Hala Kodmani – La propagande se déchaîne sur Al-Dounia TV

Article  •  Publié sur Souria Houria le 11 mai 2011

Le régime de Damas met en scène la naïveté des citoyens ordinaires pour accréditer la thèse d’un complot étranger.

«Etes-vous mécontent de l’état d’urgence ? interroge le reporter.
– Et comment ! Les urgences sont d’une lenteur inadmissible. Nous les avons appelées l’autre jour quand l’eau a été coupée chez nous et ils ne sont venus que le lendemain pour dépanner», répond la mère de famille.

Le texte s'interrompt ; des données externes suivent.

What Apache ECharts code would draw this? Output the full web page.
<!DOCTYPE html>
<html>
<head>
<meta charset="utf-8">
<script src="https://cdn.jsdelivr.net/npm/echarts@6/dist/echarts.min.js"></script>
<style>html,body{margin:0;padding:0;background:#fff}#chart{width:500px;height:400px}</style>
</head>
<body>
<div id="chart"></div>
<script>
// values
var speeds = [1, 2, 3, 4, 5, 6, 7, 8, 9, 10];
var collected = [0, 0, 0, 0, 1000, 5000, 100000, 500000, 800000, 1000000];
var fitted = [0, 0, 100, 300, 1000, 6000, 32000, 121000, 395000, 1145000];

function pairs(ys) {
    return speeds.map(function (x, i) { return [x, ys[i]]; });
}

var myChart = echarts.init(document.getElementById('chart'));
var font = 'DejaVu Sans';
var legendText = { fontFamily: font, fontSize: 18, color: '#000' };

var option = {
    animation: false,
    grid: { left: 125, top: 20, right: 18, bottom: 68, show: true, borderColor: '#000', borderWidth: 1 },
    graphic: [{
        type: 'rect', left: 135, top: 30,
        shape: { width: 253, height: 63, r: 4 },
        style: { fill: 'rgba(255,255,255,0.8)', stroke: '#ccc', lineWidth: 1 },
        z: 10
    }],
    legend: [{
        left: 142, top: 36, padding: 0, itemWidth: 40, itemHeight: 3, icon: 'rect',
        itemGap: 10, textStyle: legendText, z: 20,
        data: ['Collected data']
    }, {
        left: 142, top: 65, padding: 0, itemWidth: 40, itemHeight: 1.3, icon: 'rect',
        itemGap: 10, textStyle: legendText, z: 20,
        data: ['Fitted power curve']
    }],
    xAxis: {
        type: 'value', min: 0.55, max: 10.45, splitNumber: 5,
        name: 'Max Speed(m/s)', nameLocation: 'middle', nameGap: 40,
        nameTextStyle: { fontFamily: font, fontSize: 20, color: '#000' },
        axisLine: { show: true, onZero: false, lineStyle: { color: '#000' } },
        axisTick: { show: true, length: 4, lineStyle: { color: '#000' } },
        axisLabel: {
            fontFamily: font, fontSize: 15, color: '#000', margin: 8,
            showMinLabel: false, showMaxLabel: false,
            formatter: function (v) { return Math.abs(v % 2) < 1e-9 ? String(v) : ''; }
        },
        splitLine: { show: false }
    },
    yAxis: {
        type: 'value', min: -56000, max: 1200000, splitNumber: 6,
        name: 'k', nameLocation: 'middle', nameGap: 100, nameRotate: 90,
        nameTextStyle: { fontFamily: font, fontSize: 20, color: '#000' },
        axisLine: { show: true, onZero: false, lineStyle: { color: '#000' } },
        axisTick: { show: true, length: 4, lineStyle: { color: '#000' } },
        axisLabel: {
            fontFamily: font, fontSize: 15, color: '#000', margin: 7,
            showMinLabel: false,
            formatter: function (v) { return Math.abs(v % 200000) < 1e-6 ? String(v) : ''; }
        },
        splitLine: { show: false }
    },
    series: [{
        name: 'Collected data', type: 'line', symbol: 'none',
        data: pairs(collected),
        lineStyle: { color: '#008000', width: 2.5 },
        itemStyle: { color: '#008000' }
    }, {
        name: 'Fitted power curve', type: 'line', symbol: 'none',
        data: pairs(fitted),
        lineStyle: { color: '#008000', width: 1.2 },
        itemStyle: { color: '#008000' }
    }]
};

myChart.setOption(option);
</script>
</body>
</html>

Cet extrait d’un micro-trottoir dans une rue commerçante de Damas provient d’Al-Dounia TV, une chaîne syrienne, créée il y a quelques années dans le cadre de la «libéralisation» de l’information et financée par un petit groupe d’hommes d’affaires très proches du régime de Bachar al-Assad. Avec son habillage moderne, ses plateaux en dialecte syrien, ses invités jeunes et beaux dans un salon ou autour d’une piscine et ses reportages de terrain, Al-Dounia TV se veut «la voix des gens et l’image de la vie». Bien mieux que la télévision officielle, elle joue un rôle efficace dans le dispositif de propagande médiatique du pouvoir depuis le début de la révolte. En interrogeant des citoyens syriens ordinaires dans les rues ou des comédiens et sportifs populaires en studio, la chaîne fait dire à ses invités combien ils sont satisfaits des autorités qui luttent officiellement contre des «groupes terroristes venus de l’étranger».

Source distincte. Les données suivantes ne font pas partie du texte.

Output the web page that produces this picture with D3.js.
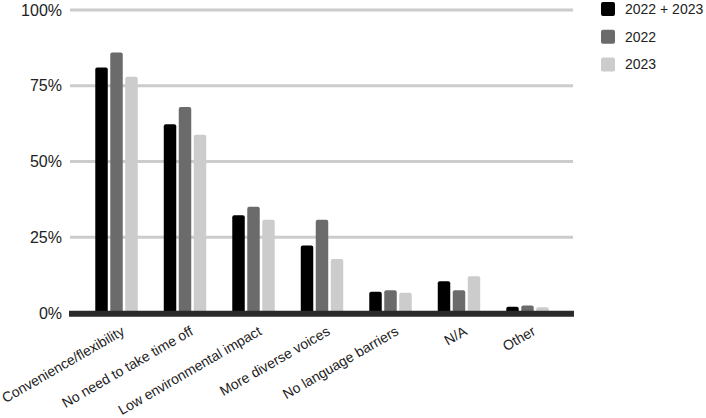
<!DOCTYPE html>
<html>
<head>
<meta charset="utf-8">
<script src="https://cdn.jsdelivr.net/npm/d3@7"></script>
<style>
  html, body { margin: 0; padding: 0; background: #fff; }
  svg { display: block; font-family: "Liberation Sans", Arial, sans-serif; }
</style>
</head>
<body>
<svg id="chart" width="706" height="418"></svg>
<script>
const categories = ["Convenience/flexibility", "No need to take time off", "Low environmental impact",
  "More diverse voices", "No language barriers", "N/A", "Other"];
const seriesNames = ["2022 + 2023", "2022", "2023"];
const values2022and2023 = [81, 62.3, 32.3, 22.3, 7, 10.5, 2.1];
const values2022 = [86, 68, 35.1, 30.8, 7.5, 7.5, 2.5];
const values2023 = [78, 58.8, 30.8, 17.8, 6.7, 12.1, 1.9];
const yTicks = [0, 25, 50, 75, 100];
const colors = ["#000000", "#6b6b6b", "#cccccc"];

const seriesValues = [values2022and2023, values2022, values2023];

const svg = d3.select("#chart");
const plotLeft = 70, plotRight = 574, plotTop = 10, plotBottom = 313;

const x0 = d3.scaleBand().domain(categories).range([plotLeft, plotRight])
  .paddingInner(0.38).paddingOuter(0.369);
const x1 = d3.scaleBand().domain(seriesNames).range([0, x0.bandwidth()])
  .paddingInner(0.167).paddingOuter(0);
const y = d3.scaleLinear().domain([0, 100]).range([plotBottom, plotTop]);

// gridlines
svg.append("g").selectAll("line").data(yTicks.filter(d => d > 0)).join("line")
  .attr("x1", plotLeft).attr("x2", plotRight - 1)
  .attr("y1", d => y(d)).attr("y2", d => y(d))
  .attr("stroke", "#cccccc").attr("stroke-width", 3);

// y labels
const yAxis = d3.axisLeft(y).tickValues(yTicks).tickFormat(d => d + "%").tickSize(0).tickPadding(8);
const ya = svg.append("g").attr("transform", `translate(${plotLeft},0)`).call(yAxis);
ya.select(".domain").remove();
ya.selectAll("text").attr("font-size", 16).attr("fill", "#222")
  .attr("font-family", "'Liberation Sans', Arial, sans-serif");

// bars
const groups = svg.append("g").selectAll("g").data(categories).join("g")
  .attr("transform", d => `translate(${x0(d)},0)`);
groups.selectAll("rect").data((c, i) => seriesNames.map((s, j) => ({ s, v: seriesValues[j][i], j })))
  .join("rect")
  .attr("x", d => x1(d.s))
  .attr("width", x1.bandwidth())
  .attr("y", d => y(d.v))
  .attr("height", d => y(0) - y(d.v) + 3)
  .attr("rx", 2)
  .attr("fill", d => colors[d.j]);

// baseline
svg.append("line").attr("x1", plotLeft - 1).attr("x2", plotRight)
  .attr("y1", y(0) + 0.7).attr("y2", y(0) + 0.7)
  .attr("stroke", "#2b2b2b").attr("stroke-width", 6);

// x labels
const xAxis = d3.axisBottom(x0).tickSize(0);
const xa = svg.append("g").attr("transform", `translate(0,${plotBottom})`).call(xAxis);
xa.select(".domain").remove();
xa.selectAll("text")
  .attr("font-size", 14).attr("fill", "#222")
  .attr("font-family", "'Liberation Sans', Arial, sans-serif")
  .attr("text-anchor", "end")
  .attr("dy", null)
  .attr("y", 0)
  .attr("transform", "translate(9,21) rotate(-30)");

// legend
const legend = svg.append("g").selectAll("g").data(seriesNames).join("g")
  .attr("transform", (d, i) => `translate(601,${2 + i * 27.7})`);
legend.append("rect").attr("width", 14).attr("height", 14).attr("rx", 2)
  .attr("fill", (d, i) => colors[i]);
legend.append("text").attr("x", 24).attr("y", 7).attr("dy", "0.35em")
  .attr("font-size", 14).attr("fill", "#222").text(d => d);
</script>
</body>
</html>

«La liberté est la dernière chose qui nous manque ou dont on a besoin», disent régulièrement des intervenants interrogés par Al-Dounia TV, qui s’est fait une spécialité de mettre en scène l’ignorance et la confusion des citoyens. «On ne sait plus qui croire ni quoi comprendre », avouent beaucoup d’entre eux. Intoxiquez, il en restera toujours quelque chose…

«Que d’ennemis». Toujours fidèle à sa théorie du «complot» depuis le début des troubles, le régime syrien la nourrit et l’adapte au gré de l’actualité. Ainsi, les instigateurs de cette «grande conspiration» visant la Syrie se sont multipliés et diversifiés selon l’évolution de la contestation et le besoin de justifier la répression. «Il faudrait qu’ils se décident sur qui est responsable, ironise Omar, jeune diplômé au chômage qui suit de près la couverture des événements. Ils ont commencé par accuser les exilés Abdel Halim Khaddam et Rifaat al-Assad [respectivement ancien vice-président et oncle de Bachar al-Assad, ndlr], puis Saad Hariri [leader sunnite libanais, fils de l’ex-Premier ministre Rafic Hariri, assassiné en février 2005, ndlr], soutenu par les Saoudiens. Puis ce fut au tour des salafistes venus d’Irak, mais aussi bien sûr des Israéliens et des Américains opposés à la politique nationaliste de la Syrie. Que d’ennemis nous avons !»

Les preuves du «complot» défilent sur les écrans sous forme d’images d’armes saisies dans des camions entrés par les frontières libanaise ou irakienne ou d’aveux de «terroristes», diffusées par les chaînes syriennes. Ce seraient ces «bandes» qui tirent sur les manifestants et font tomber les «martyrs» à Deraa et ailleurs, selon la propagande officielle. Tandis que les forces de sécurité luttent contre ces «hommes armés venus de l’étranger». «A croire que nos frontières sont des passoires !» s’inquiète Omar, incrédule, contrairement à nombre de Syriens, à la fois angoissés par les violences et déboussolés par les informations contradictoires qu’ils suivent assidûment sur les autres chaînes arabes ou internationales.

Black-out. Les médias syriens consacrent une grande partie de leurs programmes à démentir les vidéos et témoignages diffusés sur Al-Jezira ou les antennes arabes de la BBC et France 24. Ainsi, une séquence montrant des protestataires couchés à plat ventre, piétinés par les forces de sécurité, a ainsi fait l’objet d’une polémique sur les antennes pendant plus de trois jours. Cette vidéo – amateur comme toutes les autres -, filmée dans une localité près de Homs, montrerait en fait des «peshmergas [combattants kurdes, ndlr] en Irak», selon la version officielle, démentie à son tour par l’une des victimes piétinées, qui a exhibé sa carte d’identité syrienne dans une nouvelle vidéo.

«Seuls les médias syriens peuvent rapporter ce qui se passe réellement dans le pays», avait déclaré Bouthaïna Chaabane, conseillère de Bachar al-Assad, lors d’une conférence de presse au tout début des troubles. Fidèles à ce parti pris, les autorités imposent un black-out total sur l’information et interdisent leur territoire à tout journaliste ou témoin étranger.